— START —
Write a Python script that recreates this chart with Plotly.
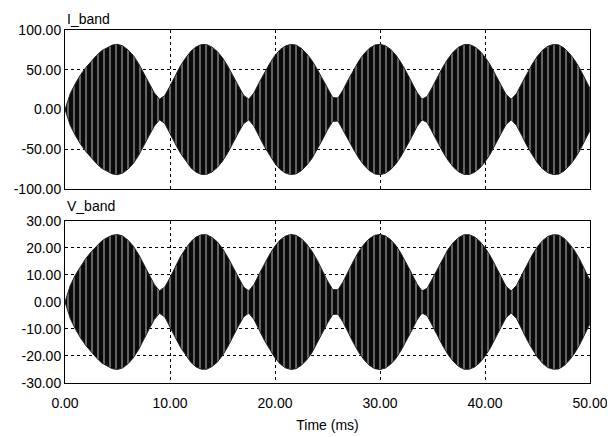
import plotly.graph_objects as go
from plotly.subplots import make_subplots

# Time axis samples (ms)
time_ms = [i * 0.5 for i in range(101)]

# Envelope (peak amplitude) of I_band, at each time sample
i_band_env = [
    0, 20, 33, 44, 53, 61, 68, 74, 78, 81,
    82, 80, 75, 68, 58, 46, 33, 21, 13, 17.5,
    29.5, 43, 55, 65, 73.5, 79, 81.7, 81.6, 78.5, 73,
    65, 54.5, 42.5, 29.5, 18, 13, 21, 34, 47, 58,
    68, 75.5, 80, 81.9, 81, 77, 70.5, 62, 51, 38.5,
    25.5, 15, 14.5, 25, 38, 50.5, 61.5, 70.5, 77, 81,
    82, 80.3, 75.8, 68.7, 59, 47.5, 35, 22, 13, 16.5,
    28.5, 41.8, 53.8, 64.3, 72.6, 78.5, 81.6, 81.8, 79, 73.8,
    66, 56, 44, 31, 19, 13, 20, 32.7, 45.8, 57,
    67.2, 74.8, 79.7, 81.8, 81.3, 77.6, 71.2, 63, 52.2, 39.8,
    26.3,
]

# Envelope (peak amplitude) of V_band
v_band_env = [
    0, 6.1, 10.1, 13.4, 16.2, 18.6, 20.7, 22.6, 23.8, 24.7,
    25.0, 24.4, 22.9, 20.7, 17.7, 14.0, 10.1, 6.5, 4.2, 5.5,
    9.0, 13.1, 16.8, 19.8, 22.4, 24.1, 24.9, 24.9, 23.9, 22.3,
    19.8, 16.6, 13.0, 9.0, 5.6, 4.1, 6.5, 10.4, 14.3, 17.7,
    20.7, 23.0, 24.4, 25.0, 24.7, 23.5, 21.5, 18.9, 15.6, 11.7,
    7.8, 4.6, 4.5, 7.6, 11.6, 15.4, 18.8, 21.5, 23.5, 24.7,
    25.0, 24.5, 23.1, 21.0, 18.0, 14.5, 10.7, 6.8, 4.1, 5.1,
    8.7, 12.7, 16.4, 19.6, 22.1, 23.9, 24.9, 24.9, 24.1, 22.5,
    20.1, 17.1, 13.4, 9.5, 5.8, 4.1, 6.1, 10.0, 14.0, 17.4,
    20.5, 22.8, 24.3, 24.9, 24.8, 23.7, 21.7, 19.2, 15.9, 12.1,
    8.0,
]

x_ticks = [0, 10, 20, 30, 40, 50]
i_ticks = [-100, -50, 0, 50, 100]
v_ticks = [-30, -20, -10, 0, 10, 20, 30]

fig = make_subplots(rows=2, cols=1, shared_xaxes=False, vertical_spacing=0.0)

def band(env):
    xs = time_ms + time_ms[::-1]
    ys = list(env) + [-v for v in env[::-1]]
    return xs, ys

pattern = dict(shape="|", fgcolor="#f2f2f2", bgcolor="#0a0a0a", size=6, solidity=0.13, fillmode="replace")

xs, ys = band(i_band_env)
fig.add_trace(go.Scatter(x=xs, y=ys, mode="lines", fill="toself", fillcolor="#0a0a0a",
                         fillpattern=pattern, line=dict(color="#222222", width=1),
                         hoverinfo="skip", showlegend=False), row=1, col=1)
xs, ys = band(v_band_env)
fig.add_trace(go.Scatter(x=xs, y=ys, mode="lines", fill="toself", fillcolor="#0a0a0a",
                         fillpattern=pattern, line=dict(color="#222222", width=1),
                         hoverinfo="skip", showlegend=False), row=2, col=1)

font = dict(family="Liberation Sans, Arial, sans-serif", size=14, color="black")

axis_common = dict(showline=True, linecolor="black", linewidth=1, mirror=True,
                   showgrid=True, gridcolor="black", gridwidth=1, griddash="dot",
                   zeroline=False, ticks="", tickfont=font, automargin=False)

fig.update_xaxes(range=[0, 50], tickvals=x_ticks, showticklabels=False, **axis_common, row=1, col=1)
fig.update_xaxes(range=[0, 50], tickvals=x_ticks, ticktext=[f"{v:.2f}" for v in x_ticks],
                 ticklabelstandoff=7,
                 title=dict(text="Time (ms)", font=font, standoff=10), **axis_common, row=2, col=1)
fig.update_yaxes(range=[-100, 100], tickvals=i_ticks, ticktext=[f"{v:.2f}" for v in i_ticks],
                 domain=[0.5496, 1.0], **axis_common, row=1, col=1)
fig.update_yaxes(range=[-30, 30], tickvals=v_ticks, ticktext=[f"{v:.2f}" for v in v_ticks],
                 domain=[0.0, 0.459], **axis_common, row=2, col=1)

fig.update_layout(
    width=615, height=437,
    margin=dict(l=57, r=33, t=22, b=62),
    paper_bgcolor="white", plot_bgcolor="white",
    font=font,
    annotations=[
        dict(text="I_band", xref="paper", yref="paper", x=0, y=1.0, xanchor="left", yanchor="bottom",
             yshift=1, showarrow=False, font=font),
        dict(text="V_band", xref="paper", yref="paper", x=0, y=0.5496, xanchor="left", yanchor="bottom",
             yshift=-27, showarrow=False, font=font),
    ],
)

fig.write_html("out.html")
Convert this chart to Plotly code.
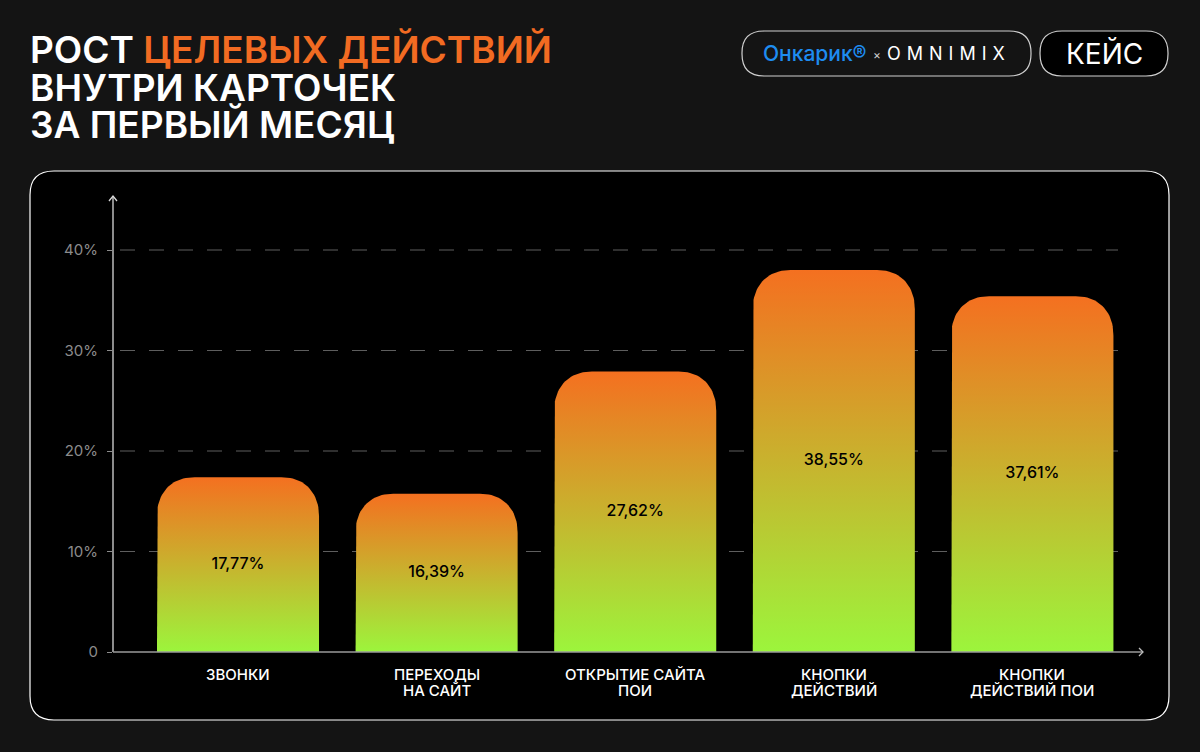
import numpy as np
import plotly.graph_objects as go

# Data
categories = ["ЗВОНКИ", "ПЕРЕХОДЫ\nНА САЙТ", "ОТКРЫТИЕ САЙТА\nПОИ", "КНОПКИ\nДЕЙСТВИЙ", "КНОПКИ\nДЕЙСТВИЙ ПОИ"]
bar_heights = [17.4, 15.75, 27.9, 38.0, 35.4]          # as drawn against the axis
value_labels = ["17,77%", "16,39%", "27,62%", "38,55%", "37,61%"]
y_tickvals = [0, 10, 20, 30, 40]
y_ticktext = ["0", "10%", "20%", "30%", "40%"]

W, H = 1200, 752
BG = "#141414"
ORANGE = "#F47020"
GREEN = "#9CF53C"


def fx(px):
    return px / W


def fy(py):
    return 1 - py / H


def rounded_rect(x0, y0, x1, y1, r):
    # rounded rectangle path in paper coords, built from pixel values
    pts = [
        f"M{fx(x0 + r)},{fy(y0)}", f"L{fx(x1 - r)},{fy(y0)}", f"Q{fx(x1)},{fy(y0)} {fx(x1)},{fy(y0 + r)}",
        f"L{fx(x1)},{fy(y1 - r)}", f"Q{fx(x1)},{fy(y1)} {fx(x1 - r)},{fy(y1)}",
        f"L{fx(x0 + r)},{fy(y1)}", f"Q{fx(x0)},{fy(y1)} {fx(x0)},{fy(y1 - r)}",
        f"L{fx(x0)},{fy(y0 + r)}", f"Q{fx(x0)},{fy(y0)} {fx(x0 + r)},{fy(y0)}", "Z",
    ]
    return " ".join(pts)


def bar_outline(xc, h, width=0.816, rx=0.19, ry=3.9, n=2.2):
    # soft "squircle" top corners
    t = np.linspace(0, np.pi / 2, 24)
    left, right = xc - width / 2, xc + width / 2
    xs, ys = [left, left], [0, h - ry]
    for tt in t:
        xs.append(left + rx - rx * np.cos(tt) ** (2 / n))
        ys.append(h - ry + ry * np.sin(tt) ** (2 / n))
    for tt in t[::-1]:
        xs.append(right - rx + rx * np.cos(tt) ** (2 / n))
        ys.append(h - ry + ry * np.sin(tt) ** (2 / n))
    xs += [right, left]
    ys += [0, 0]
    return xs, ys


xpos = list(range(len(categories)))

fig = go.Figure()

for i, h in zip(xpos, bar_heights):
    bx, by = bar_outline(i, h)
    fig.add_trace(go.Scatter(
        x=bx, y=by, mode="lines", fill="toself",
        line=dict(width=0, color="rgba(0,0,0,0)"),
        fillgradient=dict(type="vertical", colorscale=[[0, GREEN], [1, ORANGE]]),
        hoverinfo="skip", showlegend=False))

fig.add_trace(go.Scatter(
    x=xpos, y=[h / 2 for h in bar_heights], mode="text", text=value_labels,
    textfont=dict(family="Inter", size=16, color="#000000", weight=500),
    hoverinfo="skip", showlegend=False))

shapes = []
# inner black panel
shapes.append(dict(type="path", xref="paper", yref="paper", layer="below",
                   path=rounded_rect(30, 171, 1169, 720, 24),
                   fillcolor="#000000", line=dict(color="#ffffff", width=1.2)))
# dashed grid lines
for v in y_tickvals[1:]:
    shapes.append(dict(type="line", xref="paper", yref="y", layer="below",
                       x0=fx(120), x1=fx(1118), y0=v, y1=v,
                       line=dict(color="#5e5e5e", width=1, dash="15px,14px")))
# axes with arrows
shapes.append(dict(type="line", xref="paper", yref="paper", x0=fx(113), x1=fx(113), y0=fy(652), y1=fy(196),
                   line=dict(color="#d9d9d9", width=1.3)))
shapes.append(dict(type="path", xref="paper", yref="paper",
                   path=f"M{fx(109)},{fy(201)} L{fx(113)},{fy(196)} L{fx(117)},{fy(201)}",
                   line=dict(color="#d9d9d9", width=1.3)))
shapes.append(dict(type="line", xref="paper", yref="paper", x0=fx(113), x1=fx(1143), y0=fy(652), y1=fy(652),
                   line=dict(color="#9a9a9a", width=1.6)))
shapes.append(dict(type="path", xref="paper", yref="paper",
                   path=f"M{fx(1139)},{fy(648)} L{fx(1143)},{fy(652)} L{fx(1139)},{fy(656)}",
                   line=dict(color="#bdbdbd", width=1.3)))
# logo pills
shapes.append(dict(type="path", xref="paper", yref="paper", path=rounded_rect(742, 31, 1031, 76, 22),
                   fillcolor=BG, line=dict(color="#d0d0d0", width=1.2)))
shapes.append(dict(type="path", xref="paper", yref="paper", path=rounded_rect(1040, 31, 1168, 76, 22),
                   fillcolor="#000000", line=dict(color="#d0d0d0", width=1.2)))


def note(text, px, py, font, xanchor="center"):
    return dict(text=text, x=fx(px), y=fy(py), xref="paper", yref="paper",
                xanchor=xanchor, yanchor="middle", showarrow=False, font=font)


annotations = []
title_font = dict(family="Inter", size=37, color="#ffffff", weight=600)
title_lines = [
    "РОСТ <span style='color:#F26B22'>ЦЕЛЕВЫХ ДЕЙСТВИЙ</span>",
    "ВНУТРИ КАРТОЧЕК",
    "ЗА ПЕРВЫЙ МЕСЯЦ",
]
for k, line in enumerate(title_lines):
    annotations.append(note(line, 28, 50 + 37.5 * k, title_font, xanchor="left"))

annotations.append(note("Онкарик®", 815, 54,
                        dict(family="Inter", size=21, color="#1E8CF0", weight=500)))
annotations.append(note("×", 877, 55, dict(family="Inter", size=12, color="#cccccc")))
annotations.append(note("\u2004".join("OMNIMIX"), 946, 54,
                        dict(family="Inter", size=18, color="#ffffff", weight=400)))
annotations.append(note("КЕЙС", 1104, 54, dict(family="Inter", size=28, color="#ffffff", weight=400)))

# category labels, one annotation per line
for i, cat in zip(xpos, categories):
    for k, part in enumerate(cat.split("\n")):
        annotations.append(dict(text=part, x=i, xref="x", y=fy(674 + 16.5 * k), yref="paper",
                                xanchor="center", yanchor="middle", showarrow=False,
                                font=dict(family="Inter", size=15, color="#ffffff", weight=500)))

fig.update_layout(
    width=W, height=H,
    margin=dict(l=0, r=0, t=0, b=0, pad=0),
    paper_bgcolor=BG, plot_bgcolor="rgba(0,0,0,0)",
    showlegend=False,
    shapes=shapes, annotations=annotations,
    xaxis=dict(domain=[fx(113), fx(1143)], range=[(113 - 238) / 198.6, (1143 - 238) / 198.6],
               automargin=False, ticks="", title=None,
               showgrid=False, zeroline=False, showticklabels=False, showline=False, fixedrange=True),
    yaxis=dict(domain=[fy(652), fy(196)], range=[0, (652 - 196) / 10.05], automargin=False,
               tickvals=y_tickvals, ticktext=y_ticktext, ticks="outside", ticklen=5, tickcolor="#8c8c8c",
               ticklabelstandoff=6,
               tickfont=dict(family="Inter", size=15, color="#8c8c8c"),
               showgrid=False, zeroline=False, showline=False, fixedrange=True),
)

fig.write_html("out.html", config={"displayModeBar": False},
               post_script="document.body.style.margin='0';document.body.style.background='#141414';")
— END —
▶ GOAL:
Without the pictures, return the listing above from its first line through the line that has "time_ms = [i * 0.5 for i in range(101)]".

▶ OUTPUT BELOW:
Write a Python script that recreates this chart with Plotly.
import plotly.graph_objects as go
from plotly.subplots import make_subplots

# Time axis samples (ms)
time_ms = [i * 0.5 for i in range(101)]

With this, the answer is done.